After further questioning and intimidation tactics, including teasing that I was about to cry, a tactic I remember being used by elementary school bullies, they brought me underground, through the Queen Subway station (I believe), and out at a different location.

There, they released me without charges, returning my possessions, including the school books they had previously thrown away, though failing to return my bank card which they had taken, and failing to give me a chance to clean myself at all, instead letting me loose on streets of a city I do not live in, disoriented, with blood down the side of my face.

I walked away, but soon realized my bank card was missing, so returned to the officers to ask for it.

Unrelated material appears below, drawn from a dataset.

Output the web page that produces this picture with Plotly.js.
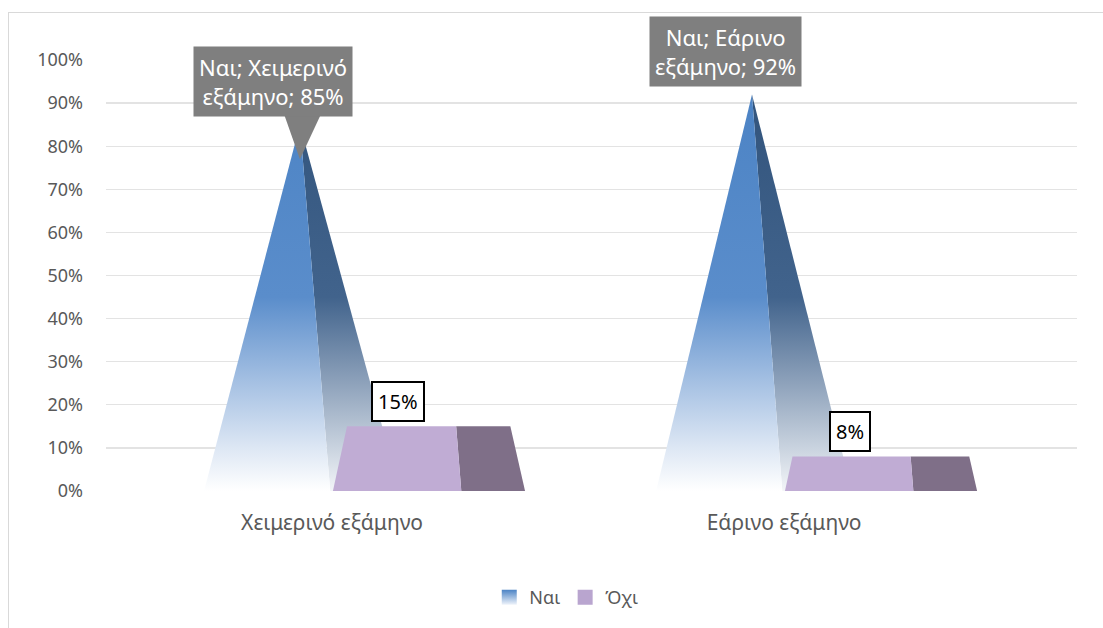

They did not have it, and searched alongside me, where I had been questioned, to see if it was there. It was not.

I decided to try to find an open bank to put a freeze on my card, though that was impossible given how the downtown core has been shut down. Given my appearance at the time, I presume I would be considered too unsavoury to access a bank if one had been open anyway.

As I continued this search further and further away, a group of four police officers on bicycles stopped to question me. I explained my situation, that I was looking for a bank, and had just been arrested and released without charges, and they continued to question me, putting particular emphasis on where I was staying in Toronto. I refused to tell them, but did tell them that I would be returning home (not in Toronto), as soon as I had put a freeze on my bank card.

They patted me, searched my pockets, though did not handcuff me. I asked if I was under arrest, and they told me that I wasn’t, but that they remembered me from Monday’s march, which they reaffirmed to me was peaceful, but told me that because of my participation there, they were detaining me until I told them where I was staying in Toronto. After quite awhile of holding me and questioning me, they decided they knew where I was staying; believing there was a group of violent anarchists staying in a church basement somewhere. One officer also made threats of ratting me out to this cell of anarchists, saying I sold them out, and that I should get out of town because they (the police) wouldn’t even need to hurt me after these “anarchists” found out about what I’d done. The same officer also warned me about returning for any other actions, saying he knew my face now (I do have visible stitches in my face, so am noticeable) and that if he saw me again, he would take pleasure in hurting me, making the cut on my chin just get bigger and bigger, and making up whatever charges he wanted against me.

In a sense, they won. I left town. I am not in Toronto; however, it was more that having had this contact with the police, and having visible injuries/identifying features, I could be targeted by the same police if they saw me, I did not want to put anyone I am associated with at risk.